Review: The Triple Package: How Three Unlikely Traits Explain the Rise and Fall of Cultural Groups in America

The Triple Package: How Three Unlikely Traits Explain the Rise and Fall of Cultural Groups in America The Triple Package: How Three Unlikely Traits Explain the Rise and Fall of Cultural Groups in America by Amy Chua
My rating: 5 of 5 stars

The Triple Package

From the author of Tiger Mom, this book on achievement within distinctly different cultural groups in America steps into the abyss more commonly known as politically incorrectness, but does it thoughtfully and successfully. It is a scholarly approach (over 80 pages of end notes and references) to a tender topic – why some cultural groups in America succeed while others do not.

Amy Chua and her husband, Jed Rubenfeld, co-author this brave book, which is a bestseller.
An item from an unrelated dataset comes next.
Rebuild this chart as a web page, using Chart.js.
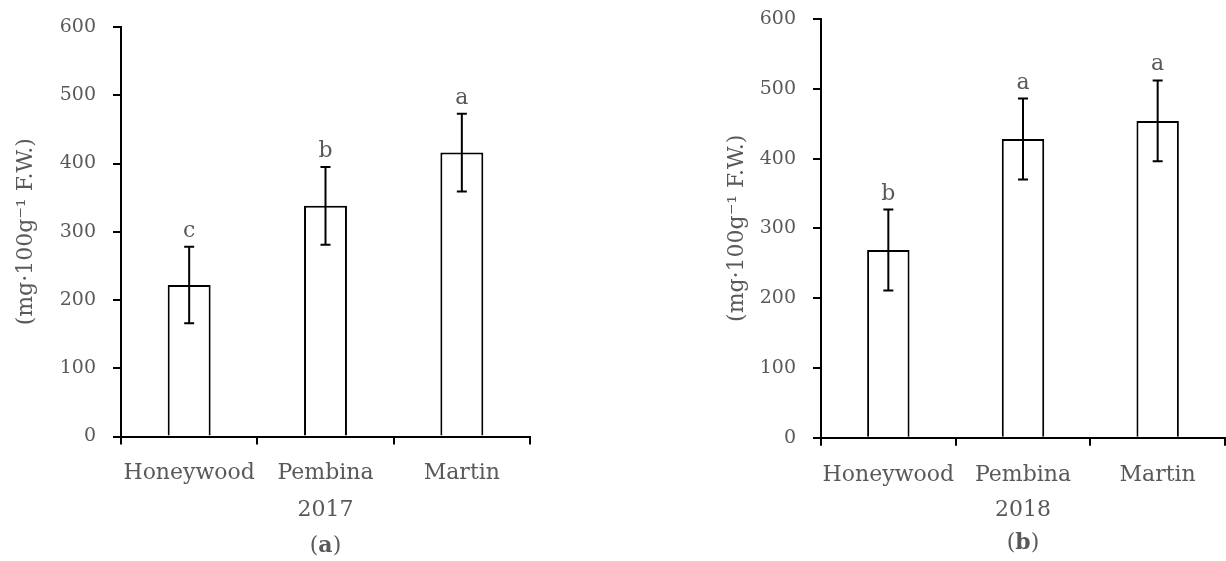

Its central tenet is that a cultural group succeeds in America when it preserves within its culture these three critically important things:

1. A sense of superiority – a feeling of being distinct and special from other groups in America.
2. An air of insecurity – a belief that they have to work harder to prove their worth, that there are many others who are better, that they need to strive more.
3. Impulse Control – the ability to postpone rewards, a pragmatic and consistent self-regulation in an era which pushes immediate gratification.

The authors cover many different distinct groups: Mormons, Cubans, Nigerians, Chinese, African American, Evangelical Christians, Jewish, Korean and more. They discuss how these cultures hold fast to this Triple Package and how some, through complacency, had it but lost it. They do not make the mistake of oversimplifying or painting with too broad a brush. Remember, there are 80+ pages of research-referencing notes.

Importantly, they chart the history of America’s exceptionalism and they trace the trajectory of those things which contributed to its decline – all of it fitting snugly into the Triple Package premise. It totally worked for me.

Two thumbs up ~ highly readable and very motivating!